The Uniform Commercial Code creates the legal foundation and structure of American business transactions.  Everyone engaging in commercial transactions in the United States, on any level, is directly impacted by the Code.  The Uniform Commercial Code was written by some of the best legal minds in the history of the United States legal system.  Their expertise, and the resulting statutory scheme, was greatly enhanced by direct input from leaders in the business and banking communites, thereby insuring that this law would reflect the reality of the business world.

The Uniform Commercial Code governs virtually every phase of a commercial transaction in goods, at the wholesale or retail level: the Code governs all sales and leases of tangible personal property; negotiable instruments such as checks, promissory notes, and bank drafts; the relationship between a bank and its customer; electronic funds transfers; letters of credit; movement of goods in commerce; the sale of commodity paper; and secured financing of goods.

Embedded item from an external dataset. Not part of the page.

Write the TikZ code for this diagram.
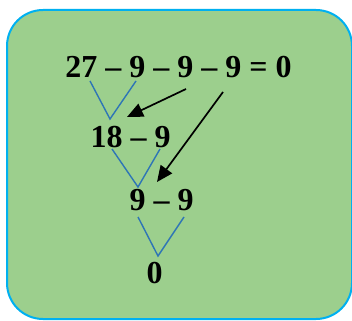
\documentclass[tikz,border=0pt]{standalone}
\usepackage{fontspec}
\setmainfont{Liberation Serif}
\usetikzlibrary{arrows.meta}
\definecolor{boxgreen}{RGB}{156,207,141}
\definecolor{boxcyan}{RGB}{0,176,240}
\definecolor{vblue}{RGB}{46,117,182}
\begin{document}
\begin{tikzpicture}[x=1pt,y=-1pt,
  txt/.style={font=\fontsize{32}{36}\selectfont\bfseries, inner sep=0pt, anchor=base},
  vline/.style={draw=vblue, line width=1.4pt},
  arr/.style={draw=black, line width=1.7pt, -{Triangle[length=16pt,width=14pt]}}]
\useasboundingbox (0,0) rectangle (352,320);
\draw[fill=boxgreen, draw=boxcyan, line width=2pt, rounded corners=36pt] (7,10) rectangle (352,319);
\node[txt] (l1) at (178.5,77.5) {27 – 9 – 9 – 9 = 0};
\node[txt] (l2) at (130.5,147.5) {18 – 9};
\node[txt] (l3) at (161.5,210.5) {9 – 9};
\node[txt] (l4) at (154.5,283.5) {0};
% V connectors
\coordinate (a1) at (90,81);  \coordinate (v1) at (110,119); \coordinate (b1) at (136,81);
\coordinate (a2) at (112,149); \coordinate (v2) at (138,187); \coordinate (b2) at (160,149);
\coordinate (a3) at (138,217); \coordinate (v3) at (158,256); \coordinate (b3) at (184,217);
\draw[vline] (a1) -- (v1) -- (b1);
\draw[vline] (a2) -- (v2) -- (b2);
\draw[vline] (a3) -- (v3) -- (b3);
% arrows
\coordinate (s1) at (186,89); \coordinate (t1) at (127,117);
\coordinate (s2) at (223,92); \coordinate (t2) at (157,182);
\draw[arr] (s1) -- (t1);
\draw[arr] (s2) -- (t2);
\end{tikzpicture}
\end{document}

In addition to the 29.4 million small businesses in America whose daily activities are governed and regulated by the UCC, every purchasing consumer in America consistently interacts with the Uniform Commercial Code.

Anyone engaged in business in the United States needs a solid working knowledge of the Uniform Commercial Code.  Such a base of information will increase efficiency, minimize exposure, and generally create a smoother business operation.  This flows from the fact that the UCC incorporates many standard methods of doing business within its text, and creates vehicles whereby new methods can be integrated within the statutory framework of the Code.